President Barack Obama on Tuesday night used his State of the Union address to once again push for U.S. action on climate change and tout his success in expanding clean energy, an agenda that faces deep skepticism from a Republican-controlled House and Senate.

Obama, who has focused on climate change in every State of the Union address but one, vowed he would continue to move forward on his climate and environmental agenda, which includes the first-ever proposed carbon pollution limits for power plants.

He also said he is determined that U.S. leadership drive international climate action, including efforts to hammer out a global climate accord, which is to be concluded in Paris in December.

The president touted as historic a joint U.S.-China announcement in November in which the U.S. pledged to cut its emissions between 26 percent and 28 percent by 2025 from 2005 levels. China vowed to “peak” its emissions by 2030, or earlier, if possible.

Because of cooperation from the world’s two largest emitters, “other nations are now stepping up, and offering hope that, this year, the world will finally reach an agreement to protect the one planet we’ve got,” he said.
Obama has focused on climate change or urged congressional action at every State of the Union speech save one, his 2011 address, when the omission drew the ire of environmental groups.

A Vow to Defend Environmental Agenda.

Obama in his speech Tuesday night touted U.S. progress on wind power and domestic oil and gas production and said every three weeks the nation brings as much solar power online as it did in all of 2008—the year before he took office.

Obama also challenged Republicans in the House and Senate who are threatening to roll back his environmental actions.

“I will not let this Congress endanger the health of our children by turning back the clock” on those efforts, he said.
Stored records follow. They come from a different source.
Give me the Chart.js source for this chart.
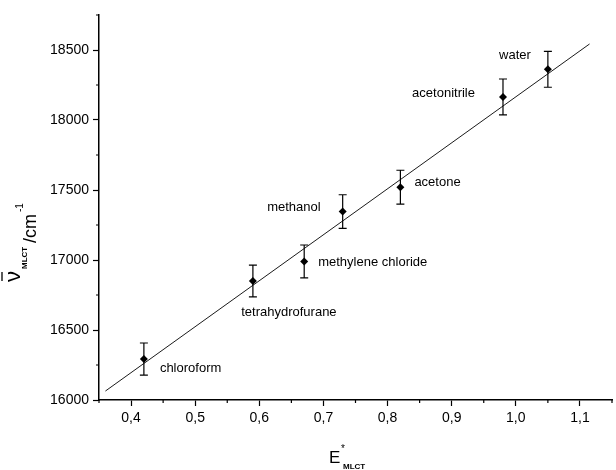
<!DOCTYPE html>
<html>
<head>
<meta charset="utf-8">
<script src="https://cdn.jsdelivr.net/npm/chart.js@4"></script>
<style>
  html, body { margin: 0; padding: 0; background: #fff; }
  #wrap { width: 616px; height: 470px; }
</style>
</head>
<body>
<div id="wrap"><canvas id="myCanvas" width="616" height="470"></canvas></div>
<script>
// data
const solvents = ['chloroform', 'tetrahydrofurane', 'methylene chloride', 'methanol', 'acetone', 'acetonitrile', 'water'];
const eMLCT = [0.42, 0.59, 0.67, 0.73, 0.82, 0.98, 1.05];
const nuMLCT = [16292, 16850, 16990, 17346, 17520, 18165, 18362];
const nuErr = [115, 114, 117, 120, 121, 128, 128];
const fitX = [0.36, 1.115];
const fitY = [16064, 18543];

// where each solvent name sits relative to its point (px), and text alignment
const labelDx = [16, 36, 14, -22, 14, -28, -17];
const labelDy = [9, 31, 1, -4, -5, -3, -14];
const labelAlign = ['left', 'center', 'left', 'right', 'left', 'right', 'right'];

const FONT = '"Liberation Sans", Arial, Helvetica, sans-serif';

const isMajor = (v, step) => Math.abs(v / step - Math.round(v / step)) < 1e-6;

// error bars + solvent names + minor ticks + axis titles
const extras = {
    id: 'extras',
    afterDatasetsDraw(chart) {
        const ctx = chart.ctx;
        const xs = chart.scales.x, ys = chart.scales.y;
        ctx.save();
        ctx.strokeStyle = '#000';
        ctx.lineWidth = 1.2;
        for (let i = 0; i < eMLCT.length; i++) {
            const px = xs.getPixelForValue(eMLCT[i]);
            const top = ys.getPixelForValue(nuMLCT[i] + nuErr[i]);
            const bot = ys.getPixelForValue(nuMLCT[i] - nuErr[i]);
            ctx.beginPath();
            ctx.moveTo(px, top); ctx.lineTo(px, bot);
            ctx.moveTo(px - 4, top); ctx.lineTo(px + 4, top);
            ctx.moveTo(px - 4, bot); ctx.lineTo(px + 4, bot);
            ctx.stroke();
        }
        ctx.fillStyle = '#000';
        ctx.font = '13px ' + FONT;
        ctx.textBaseline = 'middle';
        for (let i = 0; i < solvents.length; i++) {
            const px = xs.getPixelForValue(eMLCT[i]);
            const py = ys.getPixelForValue(nuMLCT[i]);
            ctx.textAlign = labelAlign[i];
            ctx.fillText(solvents[i], px + labelDx[i], py + labelDy[i]);
        }
        ctx.restore();
    },
    afterDraw(chart) {
        const ctx = chart.ctx;
        const xs = chart.scales.x, ys = chart.scales.y;
        const area = chart.chartArea;
        ctx.save();
        ctx.strokeStyle = '#000';
        ctx.lineWidth = 1.2;
        ctx.beginPath();
        xs.ticks.forEach(t => {
            if (!isMajor(t.value, 0.1)) {
                const p = xs.getPixelForValue(t.value);
                ctx.moveTo(p, area.bottom); ctx.lineTo(p, area.bottom + 3);
            }
        });
        ys.ticks.forEach(t => {
            if (!isMajor(t.value, 500)) {
                const p = ys.getPixelForValue(t.value);
                ctx.moveTo(area.left, p); ctx.lineTo(area.left - 3, p);
            }
        });
        ctx.stroke();

        // x title: E*_MLCT
        ctx.fillStyle = '#000';
        ctx.textBaseline = 'alphabetic';
        ctx.textAlign = 'left';
        ctx.font = '17px ' + FONT;
        ctx.fillText('E', 329, 463);
        ctx.font = '10px ' + FONT;
        ctx.fillText('*', 341, 452);
        ctx.font = 'bold 8px ' + FONT;
        ctx.fillText('MLCT', 343, 469);

        // y title: nu-bar_MLCT /cm-1 (rotated)
        ctx.translate(0, 0);
        ctx.save();
        ctx.translate(27, 282);
        ctx.rotate(-Math.PI / 2);
        ctx.font = '22px ' + FONT;
        ctx.fillText('ν', 0, -7);
        const w = ctx.measureText('ν').width;
        ctx.lineWidth = 1.3;
        ctx.beginPath();
        ctx.moveTo(1, -25); ctx.lineTo(w - 1, -25);
        ctx.stroke();
        ctx.font = 'bold 8px ' + FONT;
        ctx.fillText('MLCT', w + 2, 0);
        ctx.font = '18px ' + FONT;
        ctx.fillText('/cm', w + 28, 0 + 9);
        ctx.font = '10px ' + FONT;
        ctx.fillText('-1', w + 28 + ctx.measureText('').width + 31, -4);
        ctx.restore();
        ctx.restore();
    }
};

const dataConfig = {
    datasets: [{
        type: 'line',
        label: 'fit',
        data: fitX.map((x, i) => ({x: x, y: fitY[i]})),
        borderColor: '#000',
        borderWidth: 0.9,
        pointRadius: 0,
        fill: false,
        order: 2
    }, {
        type: 'scatter',
        label: 'solvents',
        data: eMLCT.map((x, i) => ({x: x, y: nuMLCT[i]})),
        pointStyle: 'rectRot',
        pointRadius: 4,
        backgroundColor: '#000',
        borderColor: '#000',
        borderWidth: 0,
        order: 1
    }]
};

const config = {
    type: 'scatter',
    data: dataConfig,
    plugins: [extras],
    options: {
        responsive: false,
        animation: false,
        layout: { padding: { top: 15, right: 2, left: 0, bottom: 0 } },
        plugins: { legend: { display: false }, tooltip: { enabled: false } },
        scales: {
            x: {
                type: 'linear',
                min: 0.35,
                max: 1.15,
                afterFit: s => { s.height = 70; },
                border: { display: true, color: '#000', width: 1.5 },
                grid: {
                    drawOnChartArea: false,
                    tickLength: 6,
                    tickWidth: 1.2,
                    tickColor: c => isMajor(c.tick.value, 0.1) ? '#000' : 'rgba(0,0,0,0)'
                },
                ticks: {
                    stepSize: 0.05,
                    autoSkip: false,
                    maxRotation: 0,
                    padding: 4,
                    color: '#000',
                    font: { family: FONT, size: 14 },
                    callback: v => isMajor(v, 0.1) ? v.toFixed(1).replace('.', ',') : ''
                }
            },
            y: {
                type: 'linear',
                min: 16000,
                max: 18750,
                afterFit: s => { s.width = 99; },
                border: { display: true, color: '#000', width: 1.5 },
                grid: {
                    drawOnChartArea: false,
                    tickLength: 6,
                    tickWidth: 1.2,
                    tickColor: c => isMajor(c.tick.value, 500) ? '#000' : 'rgba(0,0,0,0)'
                },
                ticks: {
                    stepSize: 250,
                    autoSkip: false,
                    padding: 4,
                    color: '#000',
                    font: { family: FONT, size: 14 },
                    callback: v => isMajor(v, 500) ? String(v) : ''
                }
            }
        }
    }
};

const myChart = new Chart(document.getElementById('myCanvas'), config);
</script>
</body>
</html>
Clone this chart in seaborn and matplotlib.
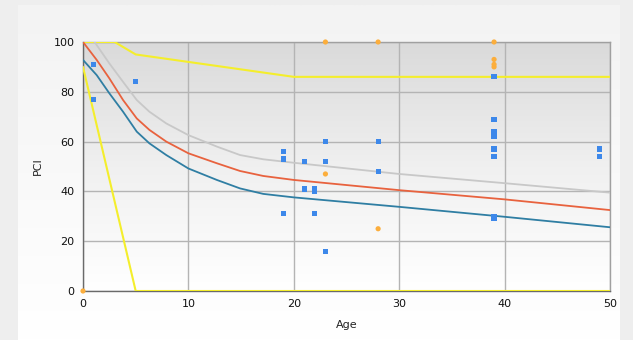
import numpy as np
import pandas as pd
import matplotlib
matplotlib.use("Agg")
import matplotlib.pyplot as plt
import seaborn as sns

# observed points (age, PCI)
blue_age = [1, 1, 5, 19, 19, 19, 21, 21, 22, 22, 22, 23, 23, 23, 28, 28,
            39, 39, 39, 39, 39, 39, 39, 39, 39, 49, 49]
blue_pci = [91, 77, 84, 56, 53, 31, 52, 41, 40, 41, 31, 60, 52, 16, 60, 48,
            86, 69, 64, 62, 57, 54, 30, 29, 63, 57, 54]
orange_age = [0, 23, 28, 39, 39, 39, 39, 23, 28]
orange_pci = [0, 100, 100, 100, 93, 91, 90, 47, 25]

# curves
curve_age = [0, 1.3, 2.5, 3.8, 5.1, 6.3, 7.9, 10, 12.7, 14.9, 17.1, 20, 30, 40, 50]
red_pci = [100, 92.8, 85.4, 76.7, 69.3, 64.7, 60, 55.3, 51.3, 48.2, 46.2,
           44.6, 40.5, 36.8, 32.5]
teal_pci = [92.8, 86.7, 79.4, 72, 64, 59.3, 54.6, 49.2, 44.6, 41.2, 39,
            37.6, 33.8, 29.8, 25.6]
gray_age = [1.1, 2.5, 3.8, 5.1, 6.3, 7.9, 10, 12.7, 14.9, 17.1, 20, 30, 40, 50]
gray_pci = [100, 91.4, 84, 76.7, 72, 67.3, 62.6, 58, 54.6, 52.9, 51.5, 47, 43.3, 39.5]

# upper / lower envelopes
upper_age = [0, 3, 5, 20, 50]
upper_pci = [100, 100, 95, 86, 86]
lower_age = [0, 5, 50]
lower_pci = [90, 0, 0]

sns.set_theme(style="white")
plt.rcParams['font.family'] = ['DejaVu Sans']

fig = plt.figure(figsize=(6.33, 3.4), dpi=100)
fig.patch.set_facecolor("#eeeeee")

# panel background
bg = fig.add_axes([18/633, 0, 602/633, 335/340], zorder=-2)
grad = np.linspace(0, 1, 256).reshape(-1, 1)
bg.imshow(grad, aspect="auto", cmap=matplotlib.colors.LinearSegmentedColormap.from_list(
    "p", ["#ffffff", "#f3f3f3"]), origin="lower", extent=[0, 1, 0, 1])
bg.set_axis_off()

ax = fig.add_axes([83/633, 49/340, 527/633, 249/340])
ax.set_facecolor("none")
ax.imshow(grad, aspect="auto", cmap=matplotlib.colors.LinearSegmentedColormap.from_list(
    "g", ["#ffffff", "#f0f0f0", "#dadada"]), origin="lower",
    extent=[0, 50, 0, 100], zorder=0)

ax.grid(True, color="#b4b4b4", linewidth=1, zorder=1)

sns.lineplot(x=upper_age, y=upper_pci, ax=ax, color="#f4ee2c", linewidth=1.5, zorder=3)
sns.lineplot(x=lower_age, y=lower_pci, ax=ax, color="#f4ee2c", linewidth=1.5, zorder=3)
sns.lineplot(x=gray_age, y=gray_pci, ax=ax, color="#c8c8c8", linewidth=1.3, zorder=3)
sns.lineplot(x=curve_age, y=red_pci, ax=ax, color="#e8623e", linewidth=1.3, zorder=3)
sns.lineplot(x=curve_age, y=teal_pci, ax=ax, color="#2f7ea3", linewidth=1.3, zorder=3)

sns.scatterplot(x=blue_age, y=blue_pci, ax=ax, marker="s", s=14, color="#3d88ea",
                edgecolor="none", zorder=4, clip_on=False)
sns.scatterplot(x=orange_age, y=orange_pci, ax=ax, marker="o", s=14, color="#fcae3c",
                edgecolor="none", zorder=4, clip_on=False)

ax.set_xlim(0, 50)
ax.set_ylim(0, 100)
ax.set_xticks([0, 10, 20, 30, 40, 50])
ax.set_yticks([0, 20, 40, 60, 80, 100])
ax.tick_params(axis="both", labelsize=8, colors="#111111", length=4, width=1,
               direction="out", pad=2)
ax.tick_params(axis="both", color="#555555")
for side in ["left", "bottom"]:
    ax.spines[side].set_color("#6a6a6a")
for side in ["top", "right"]:
    ax.spines[side].set_color("#a0a0a0")
for s in ax.spines.values():
    s.set_linewidth(1)
    s.set_visible(True)

ax.set_xlabel("Age", fontsize=8, color="#222222", labelpad=8)
ax.set_ylabel("PCI", fontsize=8, color="#222222", labelpad=8)

fig.savefig("out.png", dpi=100, facecolor=fig.get_facecolor())
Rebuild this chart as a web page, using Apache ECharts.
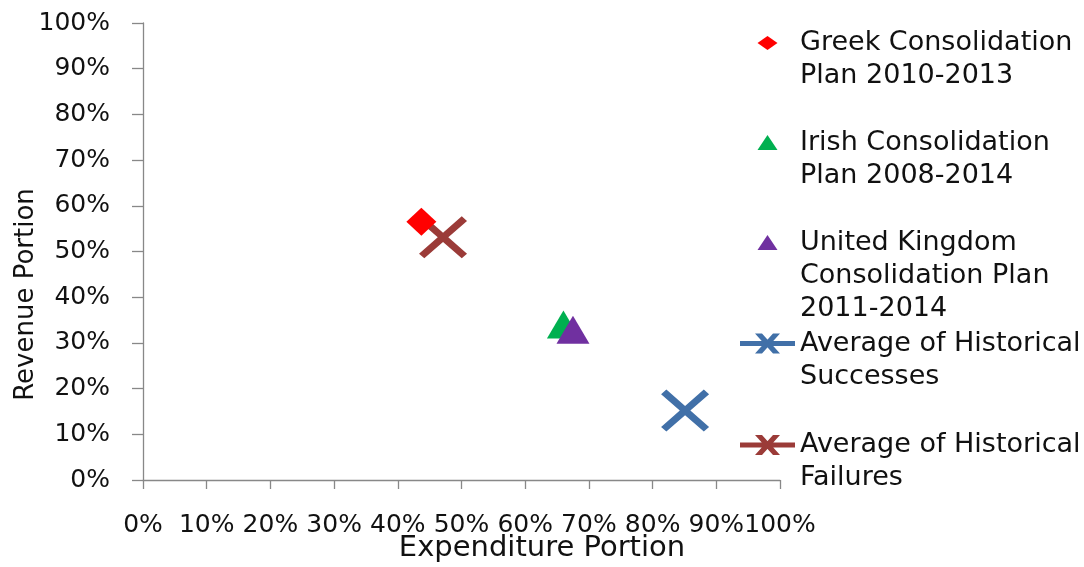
<!DOCTYPE html>
<html>
<head>
<meta charset="utf-8">
<script src="https://cdn.jsdelivr.net/npm/echarts@6/dist/echarts.min.js"></script>
<style>html,body{margin:0;padding:0;background:#fff}#c{width:1084px;height:567px}</style>
</head>
<body>
<div id="c"></div>
<script>
const seriesNames = [
  'Greek Consolidation\nPlan 2010-2013',
  'Irish Consolidation\nPlan 2008-2014',
  'United Kingdom\nConsolidation Plan\n2011-2014',
  'Average of Historical\nSuccesses',
  'Average of Historical\nFailures'
];
const expenditure = [43.7, 66.0, 67.5, 85.1, 47.1];
const revenue = [56.5, 34.0, 32.9, 15.2, 53.1];
const tickLabels = ['0%','10%','20%','30%','40%','50%','60%','70%','80%','90%','100%'];

const colors = ['#FF0000', '#00B050', '#7030A0', '#4170A8', '#9B3B38'];
const xPath = 'path://M0,11 L11,0 L50,39 L89,0 L100,11 L61,50 L100,89 L89,100 L50,61 L11,100 L0,89 L39,50 Z';
const symbols = ['diamond', 'triangle', 'triangle', xPath, xPath];
const sizes = [[30, 28], [33, 28], [33, 28], [48, 42], [48, 42]];
const zs = [4, 5, 6, 2, 3];

// legend icons (drawn by the legend, kept to the reference's proportions)
const diamondIcon = 'path://M0,7 L10,0 L20,7 L10,14 Z';
const triangleIcon = 'path://M10,0 L20,15 L0,15 Z';
const lineXIcon = 'path://M0,7.5 L55,7.5 L55,12.5 L0,12.5 Z M15,0 L22,0 L40,20 L33,20 Z M33,0 L40,0 L22,20 L15,20 Z';
const legendIcons = [diamondIcon, triangleIcon, triangleIcon, lineXIcon, lineXIcon];
const legendIconH = [14, 15, 15, 20, 20];
const legendIconW = [20, 20, 20, 55, 55];
const iconCenters = [43, 142.5, 242.5, 343.5, 445];

const FONT = 'DejaVu Sans';
const LH = 33;

const series = seriesNames.map((name, i) => ({
  name: name,
  type: 'scatter',
  data: [[expenditure[i], revenue[i]]],
  symbol: symbols[i],
  symbolSize: sizes[i],
  itemStyle: { color: colors[i], opacity: 1 },
  z: zs[i],
  emphasis: { disabled: true },
  silent: true,
  animation: false
}));

const legends = seriesNames.map((name, i) => {
  const n = name.split('\n').length;
  return {
    data: [{ name: name, icon: legendIcons[i], itemStyle: { color: colors[i] } }],
    orient: 'vertical',
    left: 740 + (55 - legendIconW[i]) / 2,
    top: iconCenters[i] - (2 * n - 1) * LH / 2,
    padding: 0,
    itemWidth: 55,
    itemHeight: legendIconH[i],
    symbolKeepAspect: true,
    selectedMode: false,
    formatter: nm => '\n'.repeat(n - 1) + nm,
    textStyle: { fontFamily: FONT, fontSize: 27, color: '#111', lineHeight: LH }
  };
});

const axisCommon = {
  type: 'value', min: 0, max: 100, interval: 10,
  splitLine: { show: false },
  axisLine: { show: true, lineStyle: { color: '#888', width: 1.3 } },
  axisLabel: { fontFamily: FONT, fontSize: 25, color: '#111', formatter: v => tickLabels[Math.round(v / 10)],
               showMinLabel: true, showMaxLabel: true, hideOverlap: false },
  nameLocation: 'middle',
  nameMoveOverlap: false
};

const option = {
  animation: false,
  backgroundColor: '#fff',
  grid: { left: 143, right: 304, top: 23, bottom: 87, containLabel: false, outerBoundsMode: 'none' },
  xAxis: Object.assign({}, axisCommon, {
    name: 'Expenditure Portion',
    nameGap: 54,
    axisTick: { show: true, length: 9, lineStyle: { color: '#888', width: 1.3 } },
    axisLabel: Object.assign({}, axisCommon.axisLabel, { margin: 33 }),
    nameTextStyle: { fontFamily: FONT, fontSize: 29, color: '#111', padding: [0, 0, 0, 161] }
  }),
  yAxis: Object.assign({}, axisCommon, {
    name: 'Revenue Portion',
    nameGap: 104,
    axisTick: { show: true, length: 11, lineStyle: { color: '#888', width: 1.3 } },
    axisLabel: Object.assign({}, axisCommon.axisLabel, { margin: 33 }),
    nameTextStyle: { fontFamily: FONT, fontSize: 26, color: '#111', padding: [0, 86, 0, 0] }
  }),
  legend: legends,
  series: series
};

const chart = echarts.init(document.getElementById('c'), null, { renderer: 'canvas' });
chart.setOption(option);
</script>
</body>
</html>
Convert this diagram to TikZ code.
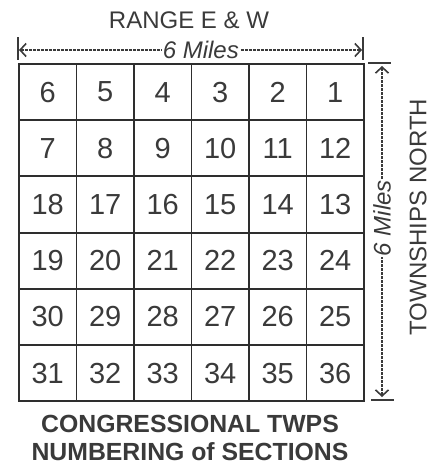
\documentclass[tikz,border=0pt]{standalone}
\usepackage{fontspec}
\setmainfont{Liberation Sans}
\usetikzlibrary{arrows.meta,positioning,calc}
\definecolor{ink}{HTML}{3A3A3A}
\definecolor{gridink}{HTML}{2E2E2E}
\tikzset{
  cell/.style={draw=gridink, line width=1.9pt, minimum width=57.5pt, minimum height=56.2pt,
               inner sep=0pt, anchor=north west, text=ink, font=\fontsize{29}{29}\selectfont},
  dimline/.style={draw=ink, line width=1.3pt, dash pattern=on 3pt off 1pt,
                  {Straight Barb[length=6pt,width=13pt,line width=1.6pt]}-{Straight Barb[length=6pt,width=13pt,line width=1.6pt]}},
  tick/.style={draw=ink, line width=1.3pt},
  dimtext/.style={fill=white, inner sep=1pt, text=ink, font=\fontsize{24}{24}\selectfont\itshape},
  caption/.style={text=ink, font=\fontsize{24}{24}\selectfont},
  bigtitle/.style={text=ink, align=center, font=\fontsize{24.8}{27.5}\selectfont\bfseries}
}

\begin{document}
\begin{tikzpicture}[x=1pt,y=-1pt]
  \useasboundingbox (0,0) rectangle (445,466);

  % sections, numbered back and forth
  \foreach \r in {0,...,5}{
    \foreach \c in {0,...,5}{
      \pgfmathtruncatemacro{\n}{mod(\r,2)==0 ? 6*\r+6-\c : 6*\r+1+\c}
      \node[cell] (s\n) at (18+57.5*\c, 63+56.2*\r) {\n};
    }
  }

  % range across the top
  \node[caption] (range) at (189,20) {RANGE E \& W};
  \coordinate (tl) at (19,50);
  \coordinate (tr) at (362,50);
  \draw[tick] (18,37) -- (18,60);
  \draw[tick] (363,37) -- (363,60);
  \draw[dimline] (tl) -- node[dimtext, pos=0.53] (wmiles) {6 Miles} (tr);

  % townships down the side
  \coordinate (rt) at (382,66);
  \coordinate (rb) at (382,397);
  \draw[tick] (368,63) -- (391,63);
  \draw[tick] (371,400) -- (394,400);
  \draw[dimline] (rb) -- node[dimtext, rotate=90, pos=0.54] (hmiles) {6 Miles} (rt);
  \node[caption, rotate=90] (twps) at (418,217) {TOWNSHIPS NORTH};

  \node[bigtitle] (title) at (190,438) {CONGRESSIONAL TWPS\\NUMBERING of SECTIONS};
\end{tikzpicture}
\end{document}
The president’s comments on the science of climate change echoed those he made at his 2014 State of the Union address, when he said the U.S. needed to “act with more urgency” to curb greenhouses and declared “settled” the issue of whether humans are causing rising temperatures.

In Tuesday night’s address, Obama took aim at those “who try to dodge the evidence by saying they’re not scientists” and “don’t have enough information to act” on climate change.

“Well, I’m not a scientist, either,” Obama said. “But you know what—I know a lot of really good scientists at NASA, and NOAA, and at our major universities” whose warnings call for forceful action to address rising sea levels, severe weather events and “massive disruptions that can trigger greater migration” and conflict around the world, he said.

The White House also underscored the president’s emphasis on climate science, noting that First Lady Michelle Obama had brought as a guest to the speech Nicole Hernandez Hammer, a climate scientist from southern Florida who advocates for climate action.